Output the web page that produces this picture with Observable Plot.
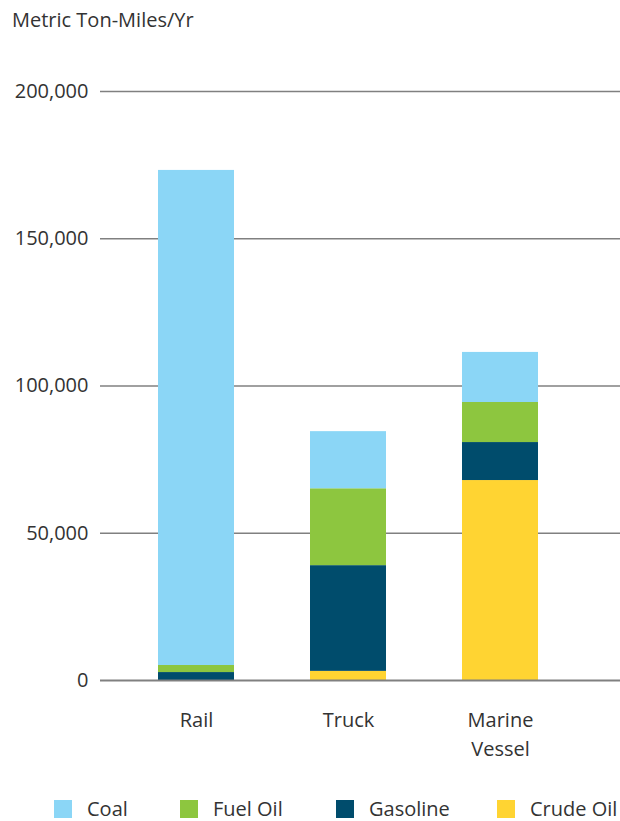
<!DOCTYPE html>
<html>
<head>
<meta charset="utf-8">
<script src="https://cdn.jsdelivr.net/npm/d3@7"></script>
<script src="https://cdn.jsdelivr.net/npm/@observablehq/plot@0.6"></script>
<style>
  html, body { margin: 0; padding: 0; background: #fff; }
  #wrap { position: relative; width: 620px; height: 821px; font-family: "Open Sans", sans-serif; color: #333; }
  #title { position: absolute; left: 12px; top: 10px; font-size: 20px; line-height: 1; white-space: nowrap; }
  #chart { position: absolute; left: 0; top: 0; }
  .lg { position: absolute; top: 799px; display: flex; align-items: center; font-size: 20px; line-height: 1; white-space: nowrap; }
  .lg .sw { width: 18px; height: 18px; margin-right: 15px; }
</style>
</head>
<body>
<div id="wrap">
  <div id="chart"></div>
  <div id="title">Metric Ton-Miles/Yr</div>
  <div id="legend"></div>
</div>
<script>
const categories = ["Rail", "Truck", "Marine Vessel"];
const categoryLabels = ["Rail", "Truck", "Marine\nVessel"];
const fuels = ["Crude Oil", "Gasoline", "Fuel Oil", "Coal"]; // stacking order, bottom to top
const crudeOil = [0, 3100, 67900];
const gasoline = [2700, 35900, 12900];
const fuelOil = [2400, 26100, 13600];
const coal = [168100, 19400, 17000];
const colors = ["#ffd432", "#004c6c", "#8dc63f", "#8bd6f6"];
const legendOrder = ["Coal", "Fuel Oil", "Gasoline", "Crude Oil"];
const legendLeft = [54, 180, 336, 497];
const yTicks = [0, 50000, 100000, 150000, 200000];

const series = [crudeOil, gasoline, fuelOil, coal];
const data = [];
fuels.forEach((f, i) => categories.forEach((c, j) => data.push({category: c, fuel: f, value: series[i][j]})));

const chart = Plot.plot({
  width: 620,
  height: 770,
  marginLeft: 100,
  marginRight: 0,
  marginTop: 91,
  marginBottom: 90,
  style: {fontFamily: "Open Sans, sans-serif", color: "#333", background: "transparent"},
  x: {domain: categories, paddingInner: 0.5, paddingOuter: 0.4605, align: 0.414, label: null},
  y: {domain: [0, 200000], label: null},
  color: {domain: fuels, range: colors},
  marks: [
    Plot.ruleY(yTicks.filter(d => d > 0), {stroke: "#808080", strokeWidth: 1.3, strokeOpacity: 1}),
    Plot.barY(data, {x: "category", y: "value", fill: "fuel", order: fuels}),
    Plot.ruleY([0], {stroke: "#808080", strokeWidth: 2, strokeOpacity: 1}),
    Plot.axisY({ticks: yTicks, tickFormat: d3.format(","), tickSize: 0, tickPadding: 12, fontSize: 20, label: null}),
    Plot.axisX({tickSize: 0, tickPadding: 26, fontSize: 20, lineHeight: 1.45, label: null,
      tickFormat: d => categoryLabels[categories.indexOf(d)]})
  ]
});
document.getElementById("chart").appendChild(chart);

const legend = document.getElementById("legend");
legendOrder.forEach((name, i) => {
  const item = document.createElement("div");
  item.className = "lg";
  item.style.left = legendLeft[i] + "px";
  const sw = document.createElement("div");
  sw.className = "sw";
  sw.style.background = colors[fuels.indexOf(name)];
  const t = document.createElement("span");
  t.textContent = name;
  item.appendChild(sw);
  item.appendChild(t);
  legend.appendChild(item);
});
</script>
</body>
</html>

• • • •

§ **Problem details**
Output exactly the span of lines from the top of the listing through the line holding "fuels.forEach((f, i) =>", and leave every picture out.

§ **Answer to this problem**
Output the web page that produces this picture with Observable Plot.
<!DOCTYPE html>
<html>
<head>
<meta charset="utf-8">
<script src="https://cdn.jsdelivr.net/npm/d3@7"></script>
<script src="https://cdn.jsdelivr.net/npm/@observablehq/plot@0.6"></script>
<style>
  html, body { margin: 0; padding: 0; background: #fff; }
  #wrap { position: relative; width: 620px; height: 821px; font-family: "Open Sans", sans-serif; color: #333; }
  #title { position: absolute; left: 12px; top: 10px; font-size: 20px; line-height: 1; white-space: nowrap; }
  #chart { position: absolute; left: 0; top: 0; }
  .lg { position: absolute; top: 799px; display: flex; align-items: center; font-size: 20px; line-height: 1; white-space: nowrap; }
  .lg .sw { width: 18px; height: 18px; margin-right: 15px; }
</style>
</head>
<body>
<div id="wrap">
  <div id="chart"></div>
  <div id="title">Metric Ton-Miles/Yr</div>
  <div id="legend"></div>
</div>
<script>
const categories = ["Rail", "Truck", "Marine Vessel"];
const categoryLabels = ["Rail", "Truck", "Marine\nVessel"];
const fuels = ["Crude Oil", "Gasoline", "Fuel Oil", "Coal"]; // stacking order, bottom to top
const crudeOil = [0, 3100, 67900];
const gasoline = [2700, 35900, 12900];
const fuelOil = [2400, 26100, 13600];
const coal = [168100, 19400, 17000];
const colors = ["#ffd432", "#004c6c", "#8dc63f", "#8bd6f6"];
const legendOrder = ["Coal", "Fuel Oil", "Gasoline", "Crude Oil"];
const legendLeft = [54, 180, 336, 497];
const yTicks = [0, 50000, 100000, 150000, 200000];

const series = [crudeOil, gasoline, fuelOil, coal];
const data = [];
fuels.forEach((f, i) => categories.forEach((c, j) => data.push({category: c, fuel: f, value: series[i][j]})));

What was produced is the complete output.